2024 was an eventful year around the world with elections held in more than 60 countries, representing nearly 50 percent of the world’s population. One of the most consequential results was Donald J. Trump winning the U.S. presidential election, who along with the Republican Party also won majorities in both houses of Congress. In addition to representing the third straight U.S. Presidential election during which the incumbent party lost, the year was notable for many additional incumbent losses around the world.

The U.S. economy continues to grow, albeit at a slower pace compared to the rapid rebound following the pandemic. Economic conditions are benefiting from strong consumer spending and a resilient job market with low unemployment. GDP growth is more moderate than in previous years, with 2025 projections indicating a 50-basis point decline in the rate of growth. While higher earners are enjoying a so-called wealth effect from gains in housing prices and the stock market, many lower-income consumers are relying on credit cards and other loans to support their spending, with signs of financial strain evidenced by rising delinquency rates. Numerous Americans have mostly exhausted their pandemic era savings and have generally been putting aside a smaller share of their annual incomes. While the U.S. economy remains on a solid growth trajectory, the outlook is clouded by navigating a complex environment marked by uncertainty surrounding lingering inflationary pressures.

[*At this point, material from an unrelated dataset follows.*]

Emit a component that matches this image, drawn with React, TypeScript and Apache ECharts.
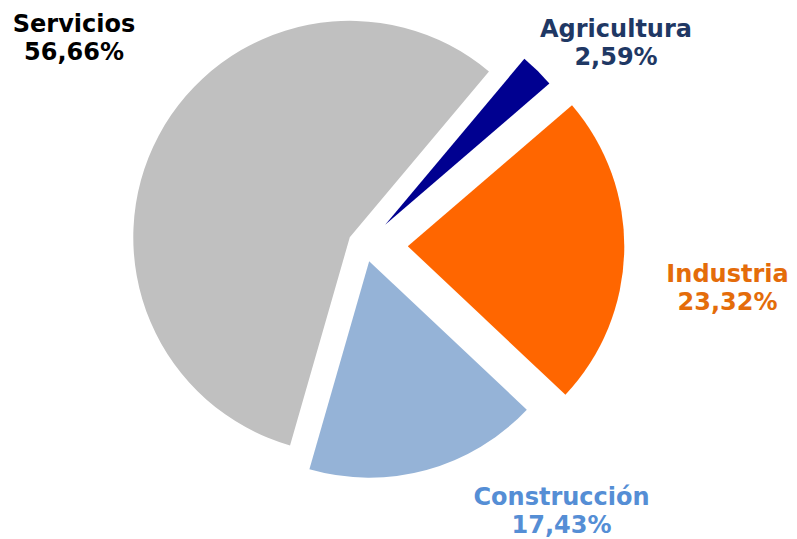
import React, { useEffect, useRef } from "react";
import * as echarts from "echarts";

// ---- Data ----
const categories: string[] = ["Agricultura", "Industria", "Construcción", "Servicios"];
const shares: number[] = [2.59, 23.32, 17.43, 56.66];

// ---- Styling (kept apart from the data) ----
const sliceColors = ["#000090", "#FF6600", "#95B3D7", "#C0C0C0"];
const labelColors = ["#1F3864", "#E46C0A", "#558ED5", "#000000"];
const explode = [29, 43, 16.5, 17];
const labelPos: [number, number][] = [
  [616, 42.5],
  [727.5, 287.5],
  [561.5, 510.5],
  [74, 37.5],
];

const CENTER: [number, number] = [364.8, 245.3];
const RADIUS = 216.5;
const FONT = 'bold 24px "DejaVu Sans", Verdana, sans-serif';

const fmt = (v: number) => v.toFixed(2).replace(".", ",") + "%";

export default function App() {
  const ref = useRef<HTMLDivElement>(null);

  useEffect(() => {
    if (!ref.current) return;
    const chart = echarts.init(ref.current, null, { renderer: "svg" });

    const series = categories.map((_, k) => ({
      type: "pie",
      center: CENTER,
      radius: RADIUS,
      startAngle: 50,
      clockwise: true,
      silent: true,
      selectedMode: "multiple",
      selectedOffset: explode[k],
      avoidLabelOverlap: false,
      label: { show: false },
      labelLine: { show: false },
      emphasis: { disabled: true },
      data: categories.map((name, i) => ({
        name,
        value: shares[i],
        selected: i === k,
        itemStyle: {
          color: sliceColors[i],
          opacity: i === k ? 1 : 0,
          borderWidth: 0,
        },
      })),
    }));

    const graphic = categories.map((name, i) => ({
      type: "text",
      x: labelPos[i][0],
      y: labelPos[i][1],
      silent: true,
      style: {
        text: name + "\n" + fmt(shares[i]),
        fill: labelColors[i],
        font: FONT,
        align: "center",
        verticalAlign: "middle",
        textAlign: "center",
        textVerticalAlign: "middle",
        lineHeight: 28,
      },
    }));

    chart.setOption({
      animation: false,
      backgroundColor: "#ffffff",
      series,
      graphic,
    } as any);

    return () => chart.dispose();
  }, []);

  return (
    <div
      ref={ref}
      style={{ position: "fixed", left: 0, top: 0, width: 797, height: 539 }}
    />
  );
}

Furthermore, proposed regulatory, immigration, trade and tax policy heighten the potential for volatility.

Many perceive the incoming Trump administration and a unified government pointing to the U.S. entering a transformative period of growth-oriented policies and a strong pro-business environment. The proposed Department of Government Efficiency (DOGE) presidential advisory commission’s goal of restructuring the federal government and removing regulations to reduce expenditures and increase government efficiency, is anticipated to streamline operations and lowers taxes which should serve as a tailwind for the economy. Nevertheless, implementation of tariffs, risks of reaccelerating inflation, rising labor costs and a ballooning national deficit can limit growth and cause interest rates to rise. Several forces may fuel volatility during 2025 including elevated levels of inflation and interest rates, a wall of debt maturities, and geopolitical risks including the potential of physical conflict(s).